Alexander Kluge (b. 1932, in Halberstadt) is a German filmmaker, author and lawyer. He has been one of the leading figures of the literary, artistic, intellectual and cultural life in Germany for the past fifty years. His body of work can be regarded as a continuation in words and moving images of the critical theory of the Frankfurt School. Intentionally polymorphic, it touches on multiple themes and makes use of the technological and artistic developments of his time. Kluge’s practice is not easily categorizable and he often blurs the distinction between individual media, in a wide-ranging artistic practice which encompasses filmmaking, television production, as well as a large volume of writings, both in literature and in theoretical texts.

Kluge initiated his career as a writer in the early 1960s, later developing an interest in cinema after working with Fritz Lang and discovering the French Nouvelle Vague. In 1966, he was awarded the Silver Lion in Venice for his first feature-length film Anita G. He was later awarded the Golden Lion for Artists Under the Big Top: Perplexed in 1968, which propelled his celebrity as one of the leading figures of the New German Cinema. A prolific writer and filmmaker, Kluge is also a philosopher in his own right, close to the Frankfurt School. From 1987, he becomes a television broadcaster by establishing the DCTP taking part as well in cultural programs with the television broadcasters RTL and SAT 1.

In 2000, Kluge publishes the first two volumes of his magnum-opus Chronicle of Feeling, a work which had been in process for over forty years, and is over 5000 pages long, later translated into French in 2016, and 2018, respectively.
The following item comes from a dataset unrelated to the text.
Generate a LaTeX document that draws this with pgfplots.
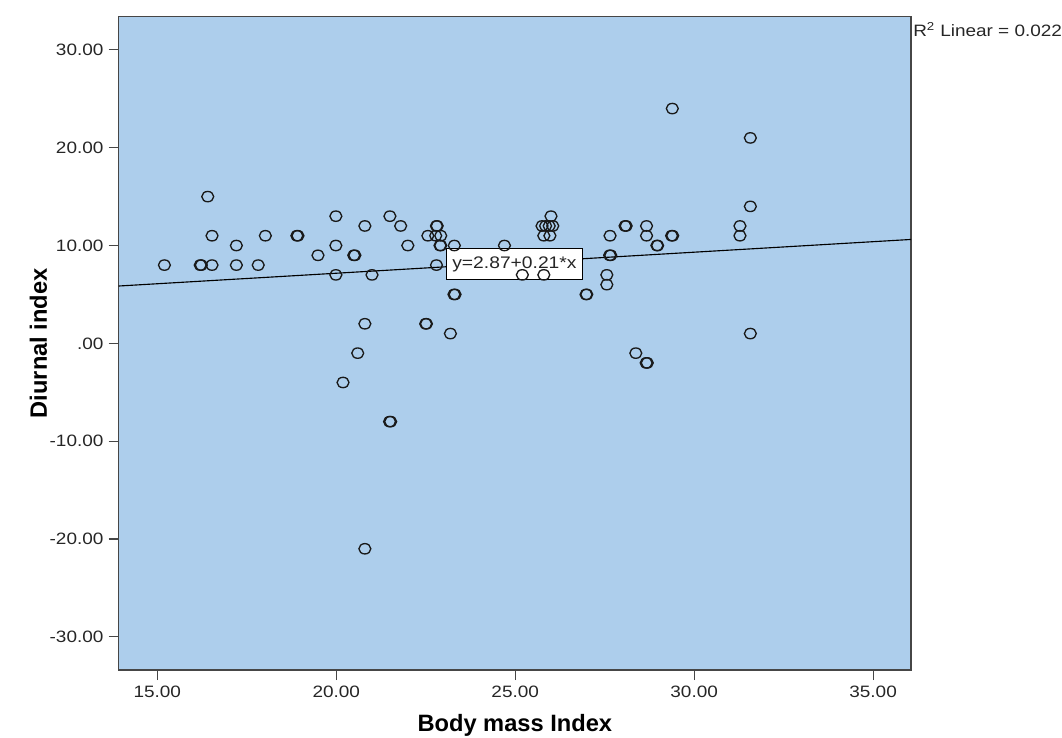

Kluge has also collaborated prolifically with other authors such as Ferdinand von Schirach (Die Herrlichkeit der Vernunft). He is awarded for the ensemble of his literary output the Georg Büchner price in 2003, the Theodor W. Adorno prize in 2009, as well as the Heinrich Heine prize in 2014. He has also written on various socio-political subjects, including, Public Sphere and Experience and History and Obstinacy, both co-written with Oskar Negt.

In 2008, Kluge produces the cinematic montage News from Ideological Antiquity - Marx/Eisenstein/The Capital, which is based upon the unfinished project by Sergei Eisenstein to readapt Karl Marx’s Capital in a cinematographic form. This film was later presented at the Venice Biennale in 2015.

Some of his most important exhibitions include: Rétrospective–Prospective, Odyssée Cinéma, Cinémathèque Française, Paris; Gardens of Cooperations, La Virreina Centre de la Imatge, Barcelona ; The Boat is Leaking. The Captain Lied with the participation of Thomas Demand and Anna Viebrock, Fondazione Prada, Venice, in 2017; Pluriversumau Museum Folkwang, Essen, 2017 and, at the Belvedere Haus 21, Vienna, 2018.

In 2018-2019, the Vincent Van Gogh Foundation in Arles presented James Ensor & Alexander Kluge: Dark Centuries. The exhibition Pluriversum. Die Poetische Kraft der Theorie, is ongoing until September 2019 at the Literaturhaus in Munich, inviting a conversation between the photographer Stefan Moses and the artists Sarah Morris, Kerstin Brätsch, Anselm Kiefer, Thomas Thiede, along with other artists, filmmakers, and writers, curated along the principles of a ‘cabinet of curiosities.’

In October 2019, the exhibition Die Macht der Musik – Die Oper Tempel der Ernsthaftigkeit will open at the Württembergischer Kunstverein in Stuttgart, at the Kunsthalle Weishaupt in Ulm and in Kluge’s birthplace, in Halberstadt. In 2020, an exhibition inspired by Aby Warburg’s Mnemosyne-Atlas will take place at the Haus der Kulturen der Welt, in Berlin, with the cooperation of the Warburg Institute in London.